As a consequence, high-quality public servants have decamped or been sacked for being too independent. The current generation of public service executives is the weakest in living memory, with few strong performers. And the most experienced secretary — Home Affairs’ Mike Pezzullo — presides over the most disastrously incompetent department of all.
The motivations of government are now quite different, and not merely because of Scott Morrison’s obsession with announcements over substance. As John Daley argued in his outstanding final report for the Grattan Institute, the transition of political staffing roles to career ladder changes the motivations of staffers to minimising political damage, not producing good policy. And the motivations of senior public servants are no longer the much-vaunted “frank and fearless advice” but, increasingly, aiming only to minimise embarrassment for the government. Public servants by now know that undertaking planning or policy work that may result in embarrassment for the government far outweighs any benefits that might flow from it, and act accordingly.
The leadership of both the public service and the government is also at a nadir. The APS is led by a political apparatchik, Phil Gaetjens, who operates as Scott Morrison’s personal fixer rather than the leader of the Australia’s premier public policy institution. The Coalition has, by widespread agreement, persistently acted to politicise the public service. This could partly be offset if the Prime Minister’s Office was a strong policy unit, but it’s the poorest we’ve seen in decades — worse than Tony Abbott’s or that of the last years of Howard.
Above all, Scott Morrison himself has deliberately crippled the public service by explicitly ordering it to abandon any goal of providing policy advice — in the “Morrison Doctrine” of the APS, it exists purely to carry out the wishes of the government. It is not the APS’ role to undertake planning, unless the government explicitly asks for such. All policy must be determined purely by politicians and their staffers.
The result is a government machine that — even before any ideological overlay of “small government” or “let the market decide” — lacks capacity to anticipate or think through even moderately complex policy challenges, has no motivation or incentive to do so, and is actively discouraged by its leadership from doing anything other than maximising partisan outcomes for the government.
How much of this would be remedied by a new PM or new government? A change of PM can do much: Malcolm Turnbull was interested in building a better, more effective and more competent public service — a task simply abandoned by his successor — and in innovation, digital transformation and, generally, good ideas in the public sector. He returned the sacked treasury secretary Martin Parkinson to head PM&C.
At the same time, outsourcing, driven by strong fiscal discipline, continued on his watch, eating away at the entrails of the APS. That damage has accelerated under Morrison, and will take a decade to repair, if anyone is interested in the task. The skewing of public policy by the growth of political staffers is also unlikely to change any time soon.

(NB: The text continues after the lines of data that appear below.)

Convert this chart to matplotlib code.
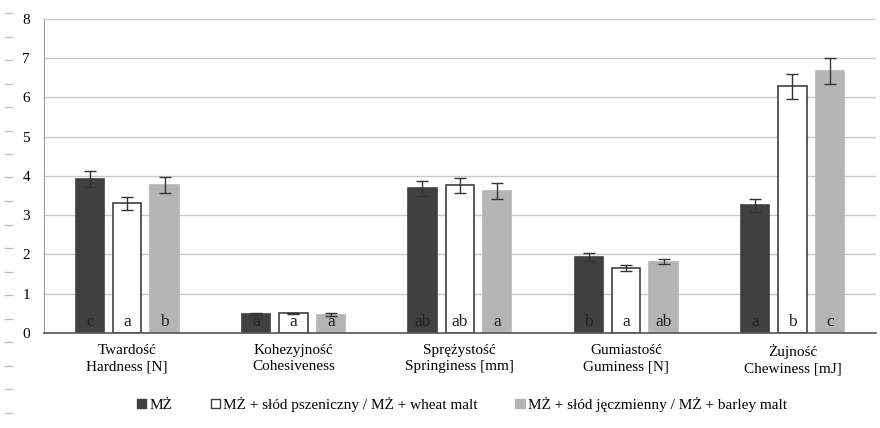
import numpy as np
import matplotlib
matplotlib.use("Agg")
import matplotlib.pyplot as plt
from matplotlib.lines import Line2D
from matplotlib.patches import Patch

plt.rcParams['font.family'] = ['Liberation Serif', 'DejaVu Serif']

categories = ["Twardość\nHardness [N]", "Kohezyjność\nCohesiveness",
              "Sprężystość\nSpringiness [mm]", "Gumiastość\nGuminess [N]",
              "Żujność\nChewiness [mJ]"]
series = ["MŻ", "MŻ + słód pszeniczny / MŻ + wheat malt",
          "MŻ + słód jęczmienny / MŻ + barley malt"]

mz = [3.92, 0.48, 3.68, 1.93, 3.25]
wheat = [3.30, 0.50, 3.76, 1.65, 6.28]
barley = [3.76, 0.46, 3.62, 1.82, 6.68]
mz_err = [0.20, 0.02, 0.20, 0.10, 0.17]
wheat_err = [0.16, 0.02, 0.19, 0.07, 0.31]
barley_err = [0.20, 0.04, 0.20, 0.07, 0.33]
mz_lbl = ["c", "a", "ab", "b", "a"]
wheat_lbl = ["a", "a", "ab", "a", "b"]
barley_lbl = ["b", "a", "a", "ab", "c"]

values = [mz, wheat, barley]
errors = [mz_err, wheat_err, barley_err]
letters = [mz_lbl, wheat_lbl, barley_lbl]
faces = ["#404040", "white", "#b5b5b5"]
edges = ["#404040", "#404040", "#b5b5b5"]

fig = plt.figure(figsize=(8.8, 4.28), dpi=100)
ax = fig.add_axes([0.05, 0.222, 0.945, 0.734])

x = np.arange(len(categories))
w = 0.17
step = 0.225
for i in range(3):
    xs = x + (i - 1) * step
    ax.bar(xs, values[i], w, color=faces[i], edgecolor=edges[i], linewidth=1.2, zorder=2)
    ax.errorbar(xs, values[i], yerr=errors[i], fmt="none", ecolor="#333333",
                elinewidth=1, capsize=4, capthick=1, zorder=3)
    for xi, t in zip(xs, letters[i]):
        ax.text(xi, 0.08, t, ha="center", va="bottom", fontsize=12.5,
                color="#222222", zorder=4)

ax.set_ylim(0, 8)
ax.set_xlim(-0.5, len(categories) - 0.5)
ax.set_yticks(range(9))
ax.yaxis.grid(True, color="#c8c8c8", linewidth=1)
ax.set_axisbelow(True)
ax.set_xticks(x)
ax.set_xticklabels(categories, fontsize=11, linespacing=1.3)
ax.tick_params(axis="x", length=0, pad=8)
ax.tick_params(axis="y", length=0, labelsize=11, pad=10)
for s in ["top", "right"]:
    ax.spines[s].set_visible(False)
ax.spines["left"].set_color("#9a9a9a")
ax.spines["bottom"].set_color("#555555")
ax.spines["bottom"].set_linewidth(1.2)

handles = [Patch(facecolor=faces[i], edgecolor=edges[i], linewidth=1) for i in range(3)]
fig.legend(handles, series, loc="center", bbox_to_anchor=(0.525, 0.055), ncol=3,
           frameon=False, fontsize=11, handlelength=0.6, handleheight=0.6,
           handletextpad=0.2, columnspacing=2.5)

# margin dashes along the left side of the page
for yy in np.arange(13, 428, 23.5):
    fig.add_artist(Line2D([5 / 880, 12 / 880], [1 - yy / 428, 1 - yy / 428],
                          color="#c0c0c0", linewidth=1))

fig.savefig("out.png", dpi=100)
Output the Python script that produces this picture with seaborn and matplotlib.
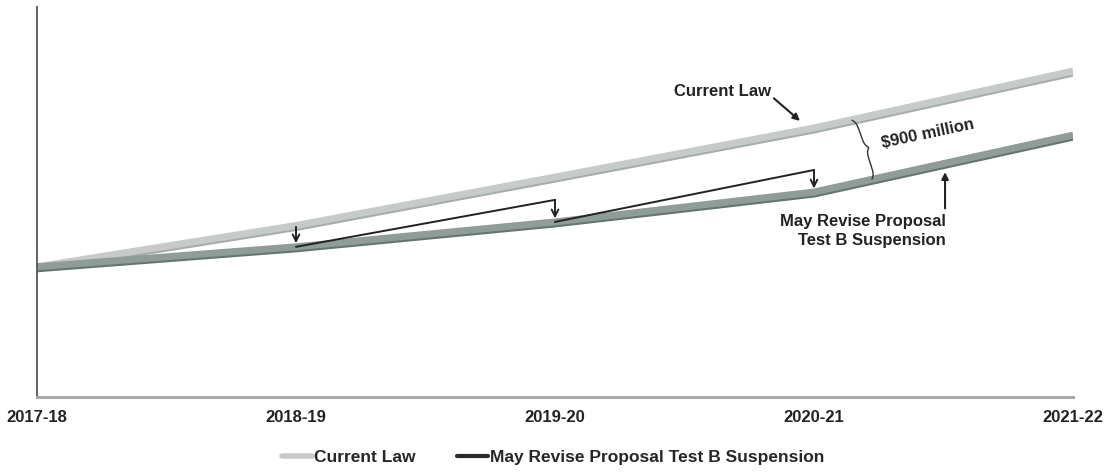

There’s an example of what all this could mean in the long term. When Labor returned to power in 2007 and decided to take an activist approach to broadband infrastructure, it had to rebuild the Commonwealth’s communications infrastructure delivery capacity from the ground up, because that capacity had been corporatised, then privatised, under previous governments of both sides. The rebuilding delayed the NBN rollout and left it vulnerable to a change of government. The result more than a decade later is an unsatisfactory, wildly over-budget compromise infrastructure.
Once capacity and competence is lost, it can be very hard to get back.